The Rep's Cavernous ASHER LEV
The Rep’s First Stiemke Show of the Year Seems To Contemplate A Theatre Of Absence
The immensity of the empty space is apparent the moment one walks into the Stiemke Theatre. Scenic Designer Kevin Depinet punctuates a largely undressed stage with a few old picture frames. The floorboards come together at strange angles. There’s a window. The lights fade. The show’s three actors appear onstage and the show begins. The Milwaukee Rep’s first of two shows at the Stiemke Studio Theatre this year is profoundly cavernous in more ways than one.

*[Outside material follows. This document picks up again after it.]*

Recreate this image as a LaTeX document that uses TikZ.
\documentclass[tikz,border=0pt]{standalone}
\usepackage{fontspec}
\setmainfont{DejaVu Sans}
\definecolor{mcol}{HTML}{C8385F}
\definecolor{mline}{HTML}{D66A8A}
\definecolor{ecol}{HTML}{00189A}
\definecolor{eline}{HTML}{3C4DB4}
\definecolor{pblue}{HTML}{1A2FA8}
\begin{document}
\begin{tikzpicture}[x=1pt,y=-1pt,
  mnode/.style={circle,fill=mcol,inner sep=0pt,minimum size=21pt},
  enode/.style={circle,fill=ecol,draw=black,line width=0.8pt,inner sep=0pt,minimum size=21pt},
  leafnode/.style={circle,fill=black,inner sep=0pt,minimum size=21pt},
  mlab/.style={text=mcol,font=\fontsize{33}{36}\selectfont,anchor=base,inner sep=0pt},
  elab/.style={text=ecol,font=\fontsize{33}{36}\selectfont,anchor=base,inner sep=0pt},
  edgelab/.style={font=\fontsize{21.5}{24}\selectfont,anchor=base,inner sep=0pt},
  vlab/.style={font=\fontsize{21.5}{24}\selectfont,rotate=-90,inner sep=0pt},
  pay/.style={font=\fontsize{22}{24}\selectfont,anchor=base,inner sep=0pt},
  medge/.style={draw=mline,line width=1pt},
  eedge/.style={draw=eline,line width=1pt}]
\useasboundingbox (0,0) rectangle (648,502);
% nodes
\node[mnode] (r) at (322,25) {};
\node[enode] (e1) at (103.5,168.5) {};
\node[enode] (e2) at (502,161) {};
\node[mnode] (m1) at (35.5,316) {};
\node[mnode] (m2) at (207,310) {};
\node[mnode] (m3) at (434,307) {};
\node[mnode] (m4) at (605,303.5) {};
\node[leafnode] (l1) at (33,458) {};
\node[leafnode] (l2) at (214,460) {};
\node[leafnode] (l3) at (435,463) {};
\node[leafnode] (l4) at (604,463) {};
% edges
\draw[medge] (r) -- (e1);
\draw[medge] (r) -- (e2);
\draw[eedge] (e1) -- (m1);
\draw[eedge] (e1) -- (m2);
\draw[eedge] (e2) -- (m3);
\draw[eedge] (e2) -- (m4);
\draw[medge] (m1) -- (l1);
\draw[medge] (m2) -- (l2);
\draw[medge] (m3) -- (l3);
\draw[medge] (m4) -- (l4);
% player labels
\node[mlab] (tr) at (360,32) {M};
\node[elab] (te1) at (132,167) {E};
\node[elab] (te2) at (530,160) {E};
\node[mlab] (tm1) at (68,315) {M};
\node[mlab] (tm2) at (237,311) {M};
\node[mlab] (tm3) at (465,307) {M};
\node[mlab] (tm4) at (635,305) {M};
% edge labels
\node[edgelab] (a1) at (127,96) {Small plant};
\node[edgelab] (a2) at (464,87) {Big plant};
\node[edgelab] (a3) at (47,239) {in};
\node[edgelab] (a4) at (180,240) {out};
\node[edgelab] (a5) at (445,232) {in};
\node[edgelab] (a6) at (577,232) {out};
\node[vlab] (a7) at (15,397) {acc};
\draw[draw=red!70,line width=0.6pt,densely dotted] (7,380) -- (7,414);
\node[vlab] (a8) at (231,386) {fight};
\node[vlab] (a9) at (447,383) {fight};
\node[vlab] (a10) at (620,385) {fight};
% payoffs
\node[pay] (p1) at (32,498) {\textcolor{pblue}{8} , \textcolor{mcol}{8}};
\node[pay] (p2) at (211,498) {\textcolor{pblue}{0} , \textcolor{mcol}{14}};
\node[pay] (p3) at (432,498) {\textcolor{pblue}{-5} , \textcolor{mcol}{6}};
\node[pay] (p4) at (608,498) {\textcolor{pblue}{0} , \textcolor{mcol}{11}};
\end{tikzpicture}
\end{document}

Adapted from the novel by Chaim Potok, My Name Is Asher Lev tells the story of a young artist with a great deal of talent, played here by Milwaukee Rep newcomer Jonathan Bock. Growing-up in a Hasidic Jewish family in the 1950’s, the young artist named Lev finds the subject matter of his art to be a cause of great concern for his parents. Classical nudes and images of Jesus on a cross are not things a young Jewish boy should be spending his time on. Lev’s parents, along with all of the rest of the male and female characters, are played by Cassandra Bissell and Daniel Cantor.

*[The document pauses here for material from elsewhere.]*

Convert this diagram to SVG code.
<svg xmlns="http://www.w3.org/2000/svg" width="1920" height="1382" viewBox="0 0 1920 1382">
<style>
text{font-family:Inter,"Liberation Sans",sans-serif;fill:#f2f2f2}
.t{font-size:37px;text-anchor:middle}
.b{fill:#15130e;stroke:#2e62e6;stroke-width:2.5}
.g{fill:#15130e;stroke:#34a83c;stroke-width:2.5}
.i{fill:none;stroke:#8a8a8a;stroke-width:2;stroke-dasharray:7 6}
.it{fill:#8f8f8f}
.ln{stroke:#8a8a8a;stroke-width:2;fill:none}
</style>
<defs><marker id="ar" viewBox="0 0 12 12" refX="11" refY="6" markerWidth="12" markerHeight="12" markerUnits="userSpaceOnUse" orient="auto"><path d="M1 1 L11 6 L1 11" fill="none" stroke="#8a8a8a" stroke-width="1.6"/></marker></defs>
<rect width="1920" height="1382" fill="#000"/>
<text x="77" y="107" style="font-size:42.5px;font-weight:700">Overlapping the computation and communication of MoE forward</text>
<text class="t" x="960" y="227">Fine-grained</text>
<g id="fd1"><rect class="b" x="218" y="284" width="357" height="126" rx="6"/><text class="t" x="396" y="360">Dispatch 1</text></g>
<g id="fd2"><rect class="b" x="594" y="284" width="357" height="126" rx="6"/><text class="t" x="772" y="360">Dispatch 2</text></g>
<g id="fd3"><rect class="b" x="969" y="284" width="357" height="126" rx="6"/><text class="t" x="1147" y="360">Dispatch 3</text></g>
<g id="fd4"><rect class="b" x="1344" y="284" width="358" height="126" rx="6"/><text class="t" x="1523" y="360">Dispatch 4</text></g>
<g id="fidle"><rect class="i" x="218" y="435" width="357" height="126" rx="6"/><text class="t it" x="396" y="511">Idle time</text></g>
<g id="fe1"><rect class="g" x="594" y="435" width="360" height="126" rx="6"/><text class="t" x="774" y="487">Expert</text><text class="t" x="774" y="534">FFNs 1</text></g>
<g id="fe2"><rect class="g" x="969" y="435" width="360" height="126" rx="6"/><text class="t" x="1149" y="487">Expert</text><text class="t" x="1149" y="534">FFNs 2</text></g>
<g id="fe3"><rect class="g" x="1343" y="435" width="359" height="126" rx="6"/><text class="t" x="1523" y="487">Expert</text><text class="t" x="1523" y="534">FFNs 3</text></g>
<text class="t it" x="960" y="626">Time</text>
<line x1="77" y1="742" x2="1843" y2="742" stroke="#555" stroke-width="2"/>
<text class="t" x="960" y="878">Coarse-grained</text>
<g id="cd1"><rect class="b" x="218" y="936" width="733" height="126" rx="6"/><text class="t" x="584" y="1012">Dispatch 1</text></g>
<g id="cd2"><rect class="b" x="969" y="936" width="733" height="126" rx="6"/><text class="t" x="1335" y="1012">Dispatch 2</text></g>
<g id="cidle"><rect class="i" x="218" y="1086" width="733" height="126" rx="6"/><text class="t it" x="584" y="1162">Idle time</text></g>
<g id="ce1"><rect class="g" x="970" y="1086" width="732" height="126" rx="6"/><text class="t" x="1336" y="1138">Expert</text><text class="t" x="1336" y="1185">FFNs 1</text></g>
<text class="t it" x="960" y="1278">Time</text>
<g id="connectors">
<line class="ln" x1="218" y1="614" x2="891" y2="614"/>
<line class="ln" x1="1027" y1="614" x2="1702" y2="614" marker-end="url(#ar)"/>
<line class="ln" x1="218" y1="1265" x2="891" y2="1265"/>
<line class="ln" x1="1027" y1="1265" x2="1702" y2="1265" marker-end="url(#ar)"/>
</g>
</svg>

The drama is carried across as competently as could be expected from a trio of solidly professional Equity actors. The script delivers much of the story in relatively dry exposition with a fair number of scenes showing interaction between Lev, his parents and others. As interesting as the drama is in places, the script seems to be lacking in any real insight into the nature of family, religion or art. The drama and its artifact of conflict are presented in a very straightforward manner on an almost bare stage. The inner emotional tensions echo out through the empty space, making for a passionately cavernous trip to the theatre for 90 minutes without intermission.
My Name Is Asher Lev is clearly just as much about what isn’t being said as its is about the actual dialogue—just as much about what isn’t being done as it is about the physical motion manifesting itself on the stage. A big, shadowy cavern echoing bigger emotional friction from an unseen elsewhere can be a profoundly moving experience if you’ve got an audience in the right frame of mind for it, but there are limitations to staging a void for the benefit of an audience. Much of what an audience experiences in a production like this comes from the emotional substance they’re bringing with them into the theatre. For those not in a particularly reflective mood, a drama like this could come across as hollow echoes from one of the largest studio theatres in town.